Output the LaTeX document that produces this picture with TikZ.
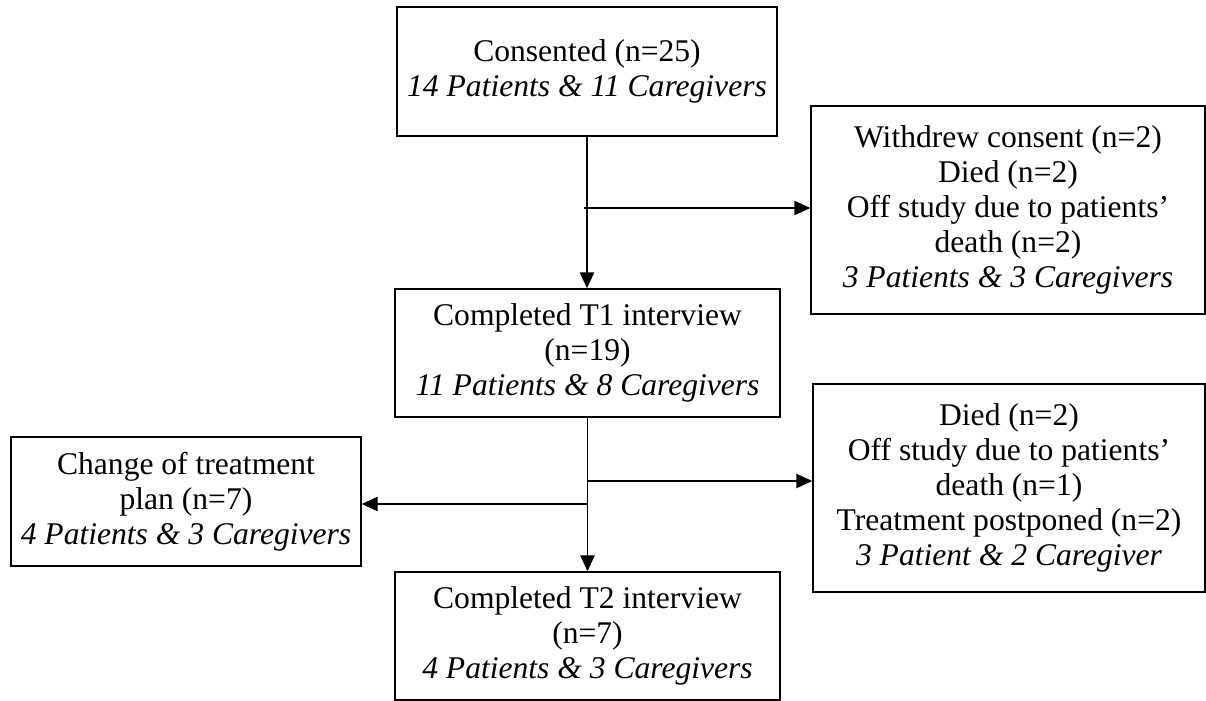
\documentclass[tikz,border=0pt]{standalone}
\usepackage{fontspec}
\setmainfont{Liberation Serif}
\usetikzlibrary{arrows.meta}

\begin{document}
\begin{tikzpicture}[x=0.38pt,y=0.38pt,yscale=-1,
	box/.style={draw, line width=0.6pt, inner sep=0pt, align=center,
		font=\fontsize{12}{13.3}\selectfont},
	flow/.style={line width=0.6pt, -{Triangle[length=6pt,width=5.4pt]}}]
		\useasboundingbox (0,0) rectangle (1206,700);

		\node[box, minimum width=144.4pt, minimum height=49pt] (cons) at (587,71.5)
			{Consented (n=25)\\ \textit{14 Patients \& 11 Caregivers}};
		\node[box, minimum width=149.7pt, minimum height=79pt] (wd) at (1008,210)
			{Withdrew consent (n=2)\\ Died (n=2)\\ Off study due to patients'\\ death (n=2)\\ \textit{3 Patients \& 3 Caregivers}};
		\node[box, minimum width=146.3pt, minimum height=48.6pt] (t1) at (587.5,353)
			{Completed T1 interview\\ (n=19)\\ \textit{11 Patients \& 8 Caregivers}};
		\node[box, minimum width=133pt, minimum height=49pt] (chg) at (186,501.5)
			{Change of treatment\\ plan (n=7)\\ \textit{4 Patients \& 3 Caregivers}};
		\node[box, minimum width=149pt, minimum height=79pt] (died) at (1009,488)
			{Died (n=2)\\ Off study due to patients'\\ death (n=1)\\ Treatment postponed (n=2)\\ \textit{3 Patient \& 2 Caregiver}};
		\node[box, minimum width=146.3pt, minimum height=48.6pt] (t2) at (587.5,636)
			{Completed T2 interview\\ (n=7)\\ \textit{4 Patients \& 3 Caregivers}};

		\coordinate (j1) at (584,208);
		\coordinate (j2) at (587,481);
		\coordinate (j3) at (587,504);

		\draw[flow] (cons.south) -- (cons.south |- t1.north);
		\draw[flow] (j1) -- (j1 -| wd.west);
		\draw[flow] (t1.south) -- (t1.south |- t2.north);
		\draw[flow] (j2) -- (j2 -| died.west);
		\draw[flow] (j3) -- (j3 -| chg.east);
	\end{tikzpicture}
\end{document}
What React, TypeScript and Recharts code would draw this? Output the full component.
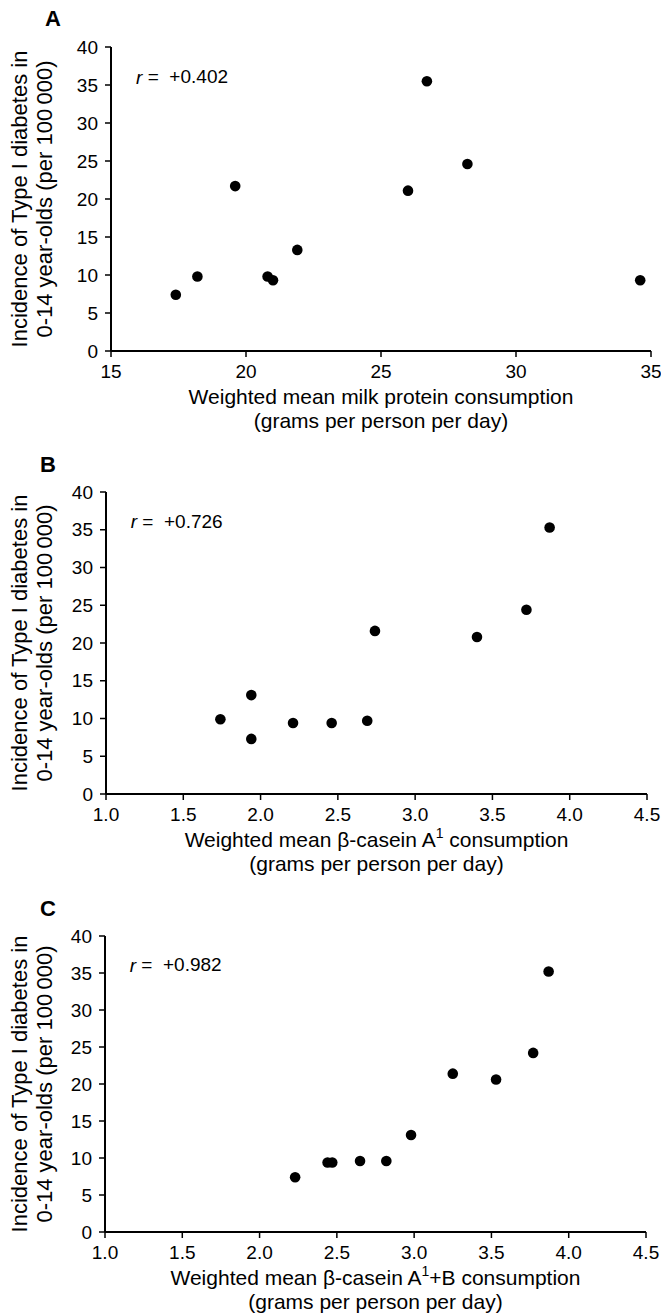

### Stated exercise:
Give again, word for word, every line from the top of the data through the line with "(0,0) rectangle (1206,700);", both ends included, and exclude the pictures.

### Solution for this problem:
Output the LaTeX document that produces this picture with TikZ.
\documentclass[tikz,border=0pt]{standalone}
\usepackage{fontspec}
\setmainfont{Liberation Serif}
\usetikzlibrary{arrows.meta}

\begin{document}
\begin{tikzpicture}[x=0.38pt,y=0.38pt,yscale=-1,
	box/.style={draw, line width=0.6pt, inner sep=0pt, align=center,
		font=\fontsize{12}{13.3}\selectfont},
	flow/.style={line width=0.6pt, -{Triangle[length=6pt,width=5.4pt]}}]
		\useasboundingbox (0,0) rectangle (1206,700);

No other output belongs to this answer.